Work to complete: All of the listing below must be repeated word for word. Pictures are the only thing to omit.

Recorded information:
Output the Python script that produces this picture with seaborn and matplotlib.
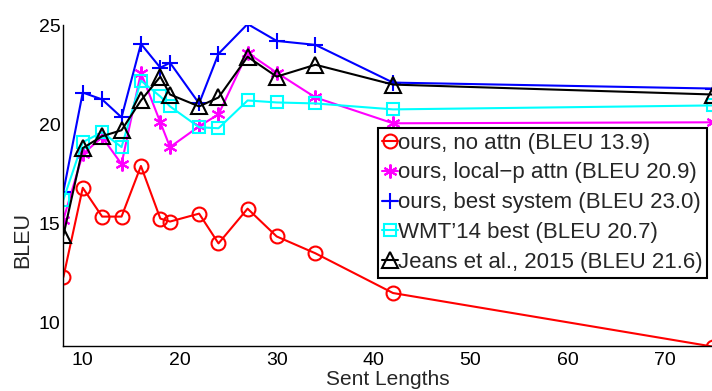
import pandas as pd
import matplotlib.pyplot as plt
import seaborn as sns

# Datos
sent_lengths = [8, 10, 12, 14, 16, 18, 19, 22, 24, 27, 30, 34, 42, 75]

no_attn = [12.3, 16.8, 15.35, 15.35, 17.9, 15.25, 15.1, 15.5, 14.0, 15.75, 14.35, 13.5, 11.5, 8.8]
local_p = [15.2, 18.5, 19.35, 18.0, 22.6, 20.1, 18.85, 19.9, 20.5, 23.6, 22.6, 21.35, 20.05, 20.1]
best_system = [16.6, 21.6, 21.25, 20.35, 24.05, 22.85, 23.1, 21.05, 23.55, 25.05, 24.2, 24.0, 22.1, 21.8]
wmt14 = [16.2, 19.1, 19.6, 18.85, 22.2, 21.4, 20.9, 19.85, 19.8, 21.2, 21.1, 21.05, 20.75, 20.95]
jeans = [14.4, 18.8, 19.4, 19.7, 21.2, 22.4, 21.5, 20.9, 21.35, 23.4, 22.4, 23.0, 22.0, 21.5]

labels = ['ours, no attn (BLEU 13.9)',
          'ours, local\u2212p attn (BLEU 20.9)',
          'ours, best system (BLEU 23.0)',
          "WMT\u201914 best (BLEU 20.7)",
          'Jeans et al., 2015 (BLEU 21.6)']
series = [no_attn, local_p, best_system, wmt14, jeans]

colors = ['#ff0000', '#ff00ff', '#0000ff', '#00ffff', '#000000']
markers = ['o', (6, 2, 0), '+', 's', '^']
msizes = [10, 10, 12, 9, 12]
filled = [False, True, True, False, False]

sns.set_style('white')
plt.rcParams['font.family'] = ['Liberation Sans', 'DejaVu Sans']

fig = plt.figure(figsize=(7.12, 3.91), dpi=100)
ax = fig.add_axes([0.089, 0.115, 0.911, 0.821])

for vals, lab, c, m, ms, f in zip(series, labels, colors, markers, msizes, filled):
    df = pd.DataFrame({'len': sent_lengths, 'bleu': vals})
    sns.lineplot(data=df, x='len', y='bleu', ax=ax, color=c, linewidth=1.5,
                 marker=m, markersize=ms, markeredgecolor=c,
                 markerfacecolor=(c if f else 'none'), markeredgewidth=1.5,
                 label=lab)

ax.set_xlim(8, 74.9)
ax.set_ylim(8.83, 25)
ax.set_xticks([10, 20, 30, 40, 50, 60, 70])
ax.set_yticks([10, 15, 20, 25])
ax.tick_params(direction='in', length=4, width=1, labelsize=14, colors='black')
ax.tick_params(axis='x', pad=4)
ax.tick_params(axis='y', pad=2)
sns.despine(ax=ax)
for s in ['left', 'bottom']:
    ax.spines[s].set_color('black')
    ax.spines[s].set_linewidth(1)

ax.set_xlabel('Sent Lengths', fontsize=15)
ax.set_ylabel('BLEU', fontsize=15.5)
ax.xaxis.set_label_coords(0.5, -0.076)
ax.yaxis.set_label_coords(-0.047, 0.33)

leg = ax.legend(loc='upper left', bbox_to_anchor=(0.485, 0.679), fontsize=16,
                handlelength=0.7, handletextpad=0.0, borderpad=0.2,
                labelspacing=0.4, borderaxespad=0, frameon=True, fancybox=False)
leg.get_frame().set_edgecolor('black')
leg.get_frame().set_linewidth(1.5)
leg.get_frame().set_alpha(1)

plt.savefig('out.png', dpi=100)
plt.close()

Problem solution:
Output the Python script that produces this picture with seaborn and matplotlib.
import pandas as pd
import matplotlib.pyplot as plt
import seaborn as sns

# Datos
sent_lengths = [8, 10, 12, 14, 16, 18, 19, 22, 24, 27, 30, 34, 42, 75]

no_attn = [12.3, 16.8, 15.35, 15.35, 17.9, 15.25, 15.1, 15.5, 14.0, 15.75, 14.35, 13.5, 11.5, 8.8]
local_p = [15.2, 18.5, 19.35, 18.0, 22.6, 20.1, 18.85, 19.9, 20.5, 23.6, 22.6, 21.35, 20.05, 20.1]
best_system = [16.6, 21.6, 21.25, 20.35, 24.05, 22.85, 23.1, 21.05, 23.55, 25.05, 24.2, 24.0, 22.1, 21.8]
wmt14 = [16.2, 19.1, 19.6, 18.85, 22.2, 21.4, 20.9, 19.85, 19.8, 21.2, 21.1, 21.05, 20.75, 20.95]
jeans = [14.4, 18.8, 19.4, 19.7, 21.2, 22.4, 21.5, 20.9, 21.35, 23.4, 22.4, 23.0, 22.0, 21.5]

labels = ['ours, no attn (BLEU 13.9)',
          'ours, local\u2212p attn (BLEU 20.9)',
          'ours, best system (BLEU 23.0)',
          "WMT\u201914 best (BLEU 20.7)",
          'Jeans et al., 2015 (BLEU 21.6)']
series = [no_attn, local_p, best_system, wmt14, jeans]

colors = ['#ff0000', '#ff00ff', '#0000ff', '#00ffff', '#000000']
markers = ['o', (6, 2, 0), '+', 's', '^']
msizes = [10, 10, 12, 9, 12]
filled = [False, True, True, False, False]

sns.set_style('white')
plt.rcParams['font.family'] = ['Liberation Sans', 'DejaVu Sans']

fig = plt.figure(figsize=(7.12, 3.91), dpi=100)
ax = fig.add_axes([0.089, 0.115, 0.911, 0.821])

for vals, lab, c, m, ms, f in zip(series, labels, colors, markers, msizes, filled):
    df = pd.DataFrame({'len': sent_lengths, 'bleu': vals})
    sns.lineplot(data=df, x='len', y='bleu', ax=ax, color=c, linewidth=1.5,
                 marker=m, markersize=ms, markeredgecolor=c,
                 markerfacecolor=(c if f else 'none'), markeredgewidth=1.5,
                 label=lab)

ax.set_xlim(8, 74.9)
ax.set_ylim(8.83, 25)
ax.set_xticks([10, 20, 30, 40, 50, 60, 70])
ax.set_yticks([10, 15, 20, 25])
ax.tick_params(direction='in', length=4, width=1, labelsize=14, colors='black')
ax.tick_params(axis='x', pad=4)
ax.tick_params(axis='y', pad=2)
sns.despine(ax=ax)
for s in ['left', 'bottom']:
    ax.spines[s].set_color('black')
    ax.spines[s].set_linewidth(1)

ax.set_xlabel('Sent Lengths', fontsize=15)
ax.set_ylabel('BLEU', fontsize=15.5)
ax.xaxis.set_label_coords(0.5, -0.076)
ax.yaxis.set_label_coords(-0.047, 0.33)

leg = ax.legend(loc='upper left', bbox_to_anchor=(0.485, 0.679), fontsize=16,
                handlelength=0.7, handletextpad=0.0, borderpad=0.2,
                labelspacing=0.4, borderaxespad=0, frameon=True, fancybox=False)
leg.get_frame().set_edgecolor('black')
leg.get_frame().set_linewidth(1.5)
leg.get_frame().set_alpha(1)

plt.savefig('out.png', dpi=100)
plt.close()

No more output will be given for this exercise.